Bamsoet juga menandaskan, dengan demokrasi dan ekonomi yang stabil, Indonesia tampil di dunia internasional dengan penuh percaya diri. Banyak prakarsa yang dilakukan Indonesia dalam berbagai forum internasional. Sejak tahun 2008 Indonesia memelopori Bali Democracy Forum yang diikuti 20 negara guna memperkuat kapasitas dan institusi demokrasi di negara-negara Asia. Indonesia juga aktif mengambil peran dalam isu-isu perdamaian dan kemanusiaan, seperti penyelesaian konflik di Mindanau Pilipina Selatan, Myanmar, Afganistan serta Palestina.

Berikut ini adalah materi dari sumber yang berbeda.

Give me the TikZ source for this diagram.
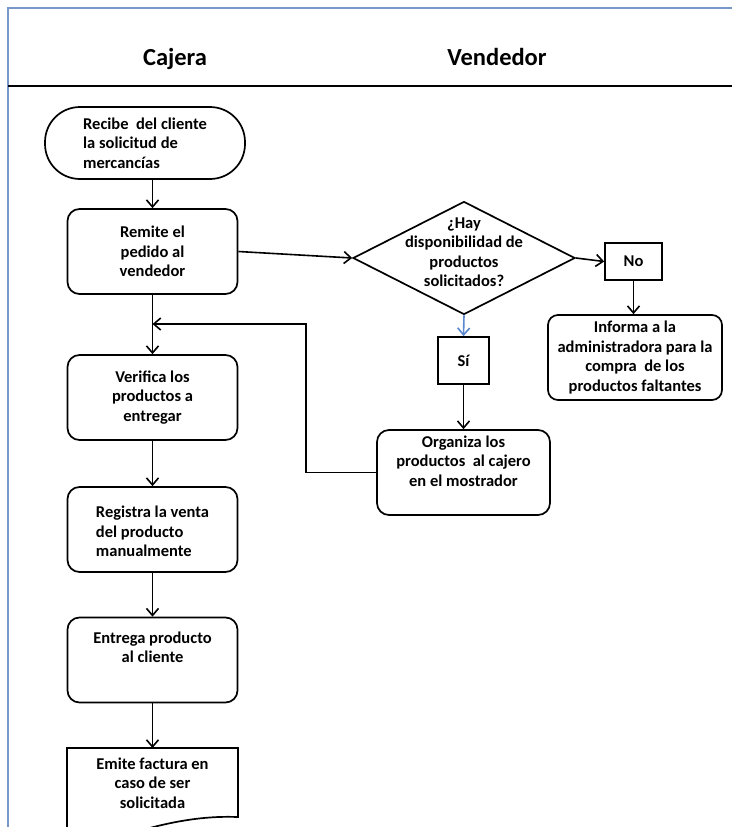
\documentclass[tikz,border=0pt]{standalone}
\usepackage{fontspec}
\setmainfont{Carlito}
\usetikzlibrary{positioning,shapes.geometric,arrows.meta}

\definecolor{framecol}{RGB}{120,150,200}
\definecolor{yescol}{RGB}{90,135,205}

\tikzset{
  txt/.style={font=\bfseries\fontsize{16.5}{19.5}\selectfont},
  box/.style={txt, draw, line width=1.7pt, rounded corners=12pt,
    minimum width=170pt, minimum height=85pt, align=center, inner sep=2pt},
  term/.style={box, rounded corners=35pt, minimum width=200pt, minimum height=72pt},
  tag/.style={txt, draw, line width=1.7pt, inner sep=0pt},
  decision/.style={draw, line width=1.7pt, diamond, inner sep=0pt,
    minimum width=222pt, minimum height=113pt},
  title/.style={font=\bfseries\fontsize{24.5}{28}\selectfont},
  arr/.style={line width=1.6pt, -{Straight Barb[length=7pt,width=12pt]}}
}

\begin{document}
\begin{tikzpicture}[x=1pt,y=-1pt]
    \useasboundingbox (0,0) rectangle (732,827);
    \clip (0,0) rectangle (732,827);
    % frame and header
    \draw[framecol, line width=1.2pt] (8,827) -- (8,8) -- (732,8);
    \draw[line width=2.2pt] (8,86) -- (732,86);
    \node[title] (cajera) at (175,59) {Cajera};
    \node[title] (vendedor) at (497,57) {Vendedor};

    % cajera
    \node[term, align=left] (start) at (145,143)
        {Recibe \ del cliente\\la solicitud de\\mercancías};
    \node[box] (remite) at (152.5,251.5) {Remite el\\pedido al\\vendedor};
    \node[box] (verifica) at (152.5,397.5) {\\[-8pt]Verifica los\\productos a\\entregar};
    \node[box, align=left] (registra) at (152.5,529.5)
        {\\[-4pt]Registra la venta\hspace{10pt}\\del producto\\manualmente};
    \node[box] (entrega) at (152.5,660) {Entrega producto\\al cliente\\[6pt]};
    % document shape, cut by the page
    \draw[line width=1.7pt] (67,840) -- (67,748) -- (238,748) -- (238,817)
        .. controls (210,816) and (180,819) .. (135,832);
    \node[txt, align=center] (emite) at (152.5,783)
        {Emite factura en\\caso de ser\\solicitada};

    % vendedor
    \node[decision] (q) at (464,258) {};
    \node[txt, align=center] (qtext) at (464,252)
        {¿Hay\\disponibilidad de\\productos\\solicitados?};
    \node[tag, minimum width=57pt, minimum height=37pt] (no) at (633.5,261.5) {No};
    \node[box, rounded corners=10pt, minimum width=174pt] (informa) at (635,357.5)
        {Informa a la\\administradora para la\\compra \ de los\\productos faltantes};
    \node[tag, minimum width=51pt, minimum height=47pt] (si) at (463.5,360.5) {Sí};
    \node[box, minimum width=173pt] (organiza) at (463.5,472.5)
        {Organiza los\\productos \ al cajero\\en el mostrador\\[4pt]};

    % connectors
    \draw[arr] (remite.north |- start.south) -- (remite.north);
    \draw[arr] (remite.south) -- (verifica.north);
    \draw[arr] (verifica.south) -- (registra.north);
    \draw[arr] (registra.south) -- (entrega.north);
    \draw[arr] (entrega.south) -- (152.5,748);
    \draw[arr] (remite.east) -- (q.west);
    \draw[arr] (q.east) -- (no.west);
    \draw[arr] (no.south) -- (no.south |- informa.north);
    \draw[arr, yescol] (q.south) -- (si.north);
    \draw[arr] (si.south) -- (organiza.north);
    \coordinate (back) at (306,324);
    \draw[arr] (organiza.west) -| (back) -- (back -| remite.south);
\end{tikzpicture}
\end{document}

“Selain itu, Indonesia aktif dalam forum-forum ekonomi internasional, seperti IMF, World Bank, APEC, World Economic Forum, AFTA, NAFTA. Baru-baru ini Indonesia berhasil menjadi tuan rumah Annual Meetings IMF-World Bank Group 2018 yang dikuti 4.000 orang lebih dari 189 negara di seluruh dunia,” kata Bamsoet.